Das musst du wissen
- Ohne Blattwerk ist ein Baum unter normalen Umständen nicht überlebensfähig.
- Forscher in Neuseeland haben nun einen Stumpf entdeckt, der von Nachbarn mit Wasser und Mineralien versorgt wird.
- Das könnte darauf hindeuten, dass ein Wald mehr als eine Sammlung von Bäumen ist – sondern ein Superorganismus.
Beim Wandern auf der Nordinsel Neuseelands machen zwei Forscher eine interessante Entdeckung: Sie begegneten einem einsamen Baumstumpf, der kein Blattwerk hatte und dennoch lebendig schien – so trat etwa Saft aus ihm aus. Ohne Blätter sind Bäume eigentlich nicht überlebensfähig.
Um dem Phänomen auf den Grund zu gehen, massen Sebastian Leuzinger und Martin Bader von der Auckland University of Technology die Wasserflüsse des Stumpfs und zweier naheliegender Bäume – alles Exemplare des Neuseeländischen Kauri-Baums (Agathis australis).

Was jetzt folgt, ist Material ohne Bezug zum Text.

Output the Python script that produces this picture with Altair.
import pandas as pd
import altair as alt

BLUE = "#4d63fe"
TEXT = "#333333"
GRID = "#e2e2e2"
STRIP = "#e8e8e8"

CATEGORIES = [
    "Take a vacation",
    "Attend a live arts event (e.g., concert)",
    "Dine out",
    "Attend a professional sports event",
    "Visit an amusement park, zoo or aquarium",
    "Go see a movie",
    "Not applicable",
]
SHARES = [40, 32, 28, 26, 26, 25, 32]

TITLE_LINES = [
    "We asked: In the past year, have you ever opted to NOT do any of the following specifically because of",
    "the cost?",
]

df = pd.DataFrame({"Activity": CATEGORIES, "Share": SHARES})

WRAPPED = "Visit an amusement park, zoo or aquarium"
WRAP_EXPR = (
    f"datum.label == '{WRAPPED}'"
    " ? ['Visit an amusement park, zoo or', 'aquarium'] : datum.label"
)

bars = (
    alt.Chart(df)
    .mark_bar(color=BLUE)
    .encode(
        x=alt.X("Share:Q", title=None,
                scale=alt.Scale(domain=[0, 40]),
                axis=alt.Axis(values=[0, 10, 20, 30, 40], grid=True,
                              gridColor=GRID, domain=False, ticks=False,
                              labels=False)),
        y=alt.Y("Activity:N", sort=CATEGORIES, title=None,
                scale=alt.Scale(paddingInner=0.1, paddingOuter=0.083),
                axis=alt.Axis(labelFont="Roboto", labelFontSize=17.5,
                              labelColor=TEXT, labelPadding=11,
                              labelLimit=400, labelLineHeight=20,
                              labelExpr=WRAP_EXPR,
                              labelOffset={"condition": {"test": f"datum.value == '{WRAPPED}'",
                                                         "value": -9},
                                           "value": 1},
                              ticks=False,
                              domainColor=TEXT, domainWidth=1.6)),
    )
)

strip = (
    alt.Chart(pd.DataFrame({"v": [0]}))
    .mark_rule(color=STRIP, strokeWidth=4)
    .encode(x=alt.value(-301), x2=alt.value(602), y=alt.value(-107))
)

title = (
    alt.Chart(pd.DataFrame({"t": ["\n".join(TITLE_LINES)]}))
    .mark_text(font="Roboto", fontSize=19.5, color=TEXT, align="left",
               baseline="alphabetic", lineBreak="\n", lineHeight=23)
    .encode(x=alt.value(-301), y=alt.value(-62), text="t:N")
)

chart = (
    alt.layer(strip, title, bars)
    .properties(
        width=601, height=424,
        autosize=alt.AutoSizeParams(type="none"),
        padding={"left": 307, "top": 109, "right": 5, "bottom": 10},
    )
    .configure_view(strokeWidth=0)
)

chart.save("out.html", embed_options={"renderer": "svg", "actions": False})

Nach mehreren Wochen zeigte sich: Wenn das Wasser bei den Nachbarn fliesst, ist es im Stumpf ruhig und umgekehrt. Ein klarer Hinweis darauf, dass die Wurzeln mit einer Art Schnittstelle verknüpft sind. Bei gesunden Bäumen wird der Wasserfluss durch die Verdunstung gesteuert, doch ohne Blätter ist der Baumstumpf auf den Rhythmus der Nachbarn angewiesen.

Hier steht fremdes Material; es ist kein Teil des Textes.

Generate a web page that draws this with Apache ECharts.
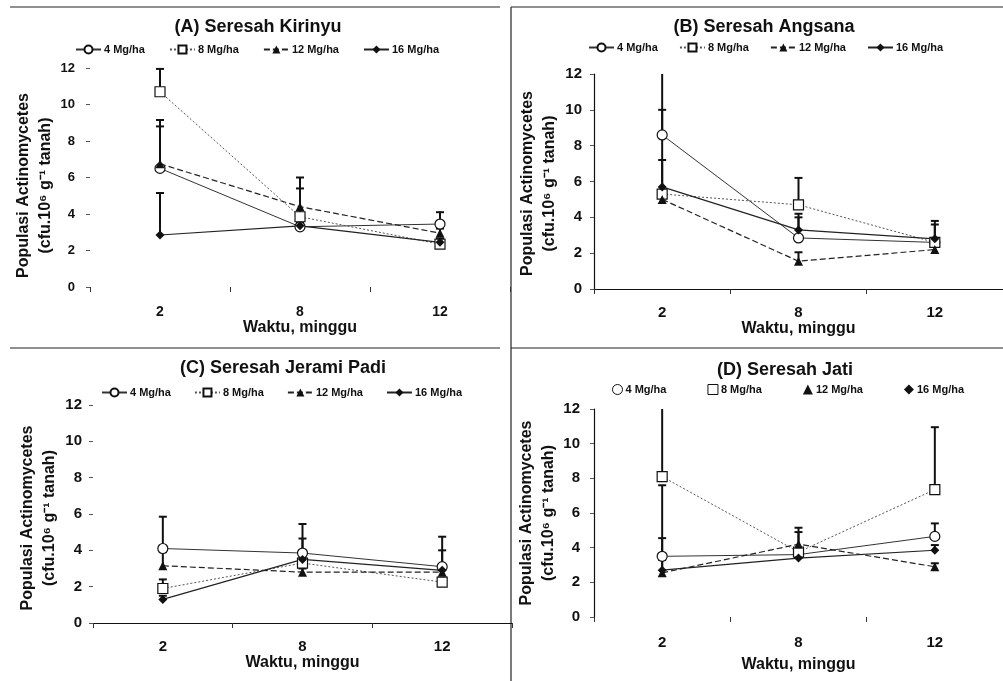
<!DOCTYPE html>
<html>
<head>
<meta charset="utf-8">
<script src="https://cdn.jsdelivr.net/npm/echarts@6/dist/echarts.min.js"></script>
<style>html,body{margin:0;padding:0;background:#fff}#c{width:1003px;height:681px}</style>
</head>
<body>
<div id="c"></div>
<script>
// ---- data ----
const weeks = ['2', '8', '12'];
const doses = ['4 Mg/ha', '8 Mg/ha', '12 Mg/ha', '16 Mg/ha'];
const yMin = 0, yMax = 12, yStep = 2;

// (A) Seresah Kirinyu: rows = 4, 8, 12, 16 Mg/ha ; columns = week 2, 8, 12
const kirinyuMeans  = [[6.5, 3.3, 3.45], [10.7, 3.85, 2.35], [6.75, 4.4, 2.95], [2.85, 3.35, 2.45]];
const kirinyuErrors = [[2.3, 0.2, 0.65], [1.25, 1.55, 0.15], [2.4, 1.6, 0.25], [2.3, 0.2, 0.2]];
// (B) Seresah Angsana
const angsanaMeans  = [[8.6, 2.85, 2.6], [5.3, 4.7, 2.6], [5.0, 1.55, 2.2], [5.7, 3.3, 2.8]];
const angsanaErrors = [[3.6, 1.15, 1.0], [1.9, 1.5, 0.2], [0.2, 0.5, 0.15], [4.3, 0.9, 1.0]];
// (C) Seresah Jerami Padi
const jeramiMeans   = [[4.1, 3.85, 3.1], [1.9, 3.3, 2.25], [3.15, 2.8, 2.8], [1.3, 3.5, 2.9]];
const jeramiErrors  = [[1.75, 1.6, 1.65], [0.5, 0.3, 0.2], [0.75, 0.2, 0.2], [0.2, 1.15, 1.1]];
// (D) Seresah Jati
const jatiMeans     = [[3.5, 3.6, 4.65], [8.1, 3.75, 7.35], [2.55, 4.2, 2.9], [2.7, 3.4, 3.85]];
const jatiErrors    = [[1.05, 0.2, 0.75], [4.5, 1.15, 3.6], [0.75, 0.95, 0.2], [4.9, 0.3, 0.3]];

const titles = ['(A) Seresah Kirinyu', '(B) Seresah Angsana', '(C) Seresah Jerami Padi', '(D) Seresah Jati'];
const xTitle = 'Waktu, minggu';
const yTitle = 'Populasi Actinomycetes\n(cfu.10\u2076 g\u207B\u00B9 tanah)';

// ---- layout / style ----
const FONT = '"Liberation Sans", Arial, sans-serif';
const panels = [
  {means: kirinyuMeans, errs: kirinyuErrors, grid: {left: 90, right: 493, top: 68, bottom: 394},
   title: [258, 27], legend: {left: 70, top: 39, itemGap: 24}, markerLegend: false,
   yLine: false, xLine: false, ySize: 13, xSize: 14, yNameGap: 24, yShift: 16, xNameGap: 30, yMargin: 15, xMargin: 18},
  {means: angsanaMeans, errs: angsanaErrors, grid: {left: 594, right: -9, top: 74, bottom: 392},
   title: [764, 27], legend: {left: 583, top: 37, itemGap: 21}, markerLegend: false,
   yLine: true, xLine: true, ySize: 15, xSize: 15, yNameGap: 33, yShift: 4, xNameGap: 28, yMargin: 12, xMargin: 16},
  {means: jeramiMeans, errs: jeramiErrors, grid: {left: 93, right: 491, top: 405, bottom: 58},
   title: [283, 368], legend: {left: 96, top: 382, itemGap: 23}, markerLegend: false,
   yLine: false, xLine: true, ySize: 15, xSize: 15, yNameGap: 32, yShift: 8, xNameGap: 32, yMargin: 11, xMargin: 16},
  {means: jatiMeans, errs: jatiErrors, grid: {left: 594, right: -6, top: 409, bottom: 64},
   title: [785, 370], legend: {left: 607, top: 379, itemGap: 41}, markerLegend: true,
   yLine: true, xLine: false, ySize: 15, xSize: 15, yNameGap: 33, yShift: 0, xNameGap: 40, yMargin: 14, xMargin: 18}
];

const symbols = ['circle', 'rect', 'triangle', 'diamond'];
const symbolSizes = [10, 10, 9, 9];
const itemStyles = [
  {color: '#fff', borderColor: '#111', borderWidth: 1.2},
  {color: '#fff', borderColor: '#111', borderWidth: 1.2},
  {color: '#111'},
  {color: '#111'}
];
const lineStyles = [
  {type: 'solid', width: 1, color: '#333'},
  {type: [2, 2], width: 1, color: '#555'},
  {type: [6, 3], width: 1.2, color: '#222'},
  {type: 'solid', width: 1.2, color: '#222'}
];

function errRender(params, api) {
  const x = api.value(0), m = api.value(1), t = api.value(2);
  const top = Math.min(t, yMax);
  const p0 = api.coord([x, m]);
  const p1 = api.coord([x, top]);
  const st = {stroke: '#111', lineWidth: 2};
  const ch = [{type: 'line', shape: {x1: p0[0], y1: p0[1], x2: p1[0], y2: p1[1]}, style: st}];
  if (t <= yMax) ch.push({type: 'line', shape: {x1: p1[0] - 4, y1: p1[1], x2: p1[0] + 4, y2: p1[1]}, style: st});
  return {type: 'group', children: ch};
}

const grid = [], xAxis = [], yAxis = [], series = [], legend = [], graphic = [];

panels.forEach((p, gi) => {
  grid.push(Object.assign({containLabel: false}, p.grid));
  xAxis.push({
    type: 'category', gridIndex: gi, data: weeks, boundaryGap: true,
    axisLine: {show: p.xLine, lineStyle: {color: '#111', width: 1.2}},
    axisTick: {show: true, length: 5, lineStyle: {color: '#333'}},
    axisLabel: {color: '#111', fontFamily: FONT, fontWeight: 'bold', fontSize: p.xSize, margin: p.xMargin},
    name: xTitle, nameLocation: 'middle', nameGap: p.xNameGap,
    nameTextStyle: {color: '#111', fontFamily: FONT, fontWeight: 'bold', fontSize: 16}
  });
  yAxis.push({
    type: 'value', gridIndex: gi, min: yMin, max: yMax, interval: yStep,
    splitLine: {show: false},
    axisLine: {show: p.yLine, lineStyle: {color: '#111', width: 1.2}},
    axisTick: {show: true, length: 4, lineStyle: {color: '#555'}},
    axisLabel: {color: '#111', fontFamily: FONT, fontWeight: 'bold', fontSize: p.ySize, margin: p.yMargin},
    name: yTitle, nameLocation: 'middle', nameGap: p.yNameGap, nameRotate: 90,
    nameTextStyle: {color: '#111', fontFamily: FONT, fontWeight: 'bold', fontSize: 16, lineHeight: 22,
      align: 'center', padding: [0, p.yShift, 0, 0]}
  });
  doses.forEach((d, si) => {
    series.push({
      type: 'custom', xAxisIndex: gi, yAxisIndex: gi, z: 1, silent: true,
      renderItem: errRender, encode: {x: 0, y: [1, 2]},
      data: p.means[si].map((m, i) => [i, m, m + p.errs[si][i]])
    });
  });
  doses.forEach((d, si) => {
    series.push({
      type: 'line', name: d, xAxisIndex: gi, yAxisIndex: gi, z: 3,
      data: p.means[si], symbol: symbols[si], symbolSize: symbolSizes[si], showSymbol: true,
      itemStyle: itemStyles[si], lineStyle: lineStyles[si], emphasis: {disabled: true}
    });
  });
  const lg = {
    left: p.legend.left, top: p.legend.top, itemGap: p.legend.itemGap, orient: 'horizontal',
    selectedMode: false, itemWidth: 25, itemHeight: 10,
    textStyle: {color: '#111', fontFamily: FONT, fontWeight: 'bold', fontSize: 11, padding: [0, 0, 0, -2]},
    data: doses.slice()
  };
  if (p.markerLegend) {
    lg.itemWidth = 10;
    lg.data = doses.map((d, si) => ({name: d, icon: ['circle', 'rect', 'triangle', 'diamond'][si],
      itemStyle: si < 2 ? {color: '#fff', borderColor: '#111', borderWidth: 1} : {color: '#111'}}));
  }
  legend.push(lg);
  graphic.push({type: 'text', x: p.title[0], y: p.title[1], silent: true,
    style: {text: titles[gi], align: 'center', verticalAlign: 'middle', fill: '#111',
      font: 'bold 18px ' + FONT}});
});

// panel frame lines
const frameStyle = {stroke: '#222', lineWidth: 1.2};
[[10, 7, 500, 7], [511, 7, 1003, 7], [511, 7, 511, 340], [10, 348, 500, 348], [511, 348, 1003, 348], [511, 340, 511, 681]]
  .forEach(s => graphic.push({type: 'line', silent: true, shape: {x1: s[0], y1: s[1], x2: s[2], y2: s[3]}, style: frameStyle}));

const chart = echarts.init(document.getElementById('c'), null, {renderer: 'canvas'});
chart.setOption({animation: false, backgroundColor: '#fff', grid, xAxis, yAxis, series, legend, graphic});
</script>
</body>
</html>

«Das hat weitreichende Konsequenzen über unser Verständnis von Bäumen», sagt Leuzinger laut einer Mitteilung zur Studie, die er und Baumann im Fachblatt iScience veröffentlicht haben. «Möglicherweise haben wir es nicht mit Bäumen als Individuen zu tun, sondern mit dem Wald als Superorganismus.»
Während einer Dürre könnten Bäume, die einen schlechteren Zugang zu Wasser haben, die Vorräte anderer Bäume anzapfen und so ihre Überlebenschancen erhöhen. Doch damit steigt auch das Risiko, dass Krankheiten übertragen werden.
Was es den lebendigen Bäumen bringt, ihren Opa weiter mit Wasser zu versorgen, darüber lässt sich nur spekulieren. Eine Erklärung könnte laut den Wissenschaftlern sein, dass sich die Wurzelverbindungen bereits gebildet hatten, bevor der Baum sein Blätterdach verlor und einen Stumpf bildete.
Doch auch danach muss die Verbindung nicht sinnlos sein. Die verknüpften Wurzeln könnten weiterhin als Teil des gesamten Systems dienen, das Wasser und Mineralien austauscht. Dass ein Mitglied da keine Kohlenhydrate liefert, spiele wohl eine untergeordnete Rolle, so die Forscher.
Während sich das Ganze faszinierend anhört, gilt es zu bedenken, dass die Wissenschaftler nur einen einzelnen Fall untersucht haben. Das reicht noch nicht aus, um eine funktionelle Verbindung zwischen den Wurzeln zweifelsfrei nachzuweisen. Dazu ist weitere Forschung nötig – die Forschenden haben bereits angekündigt, das tun zu wollen.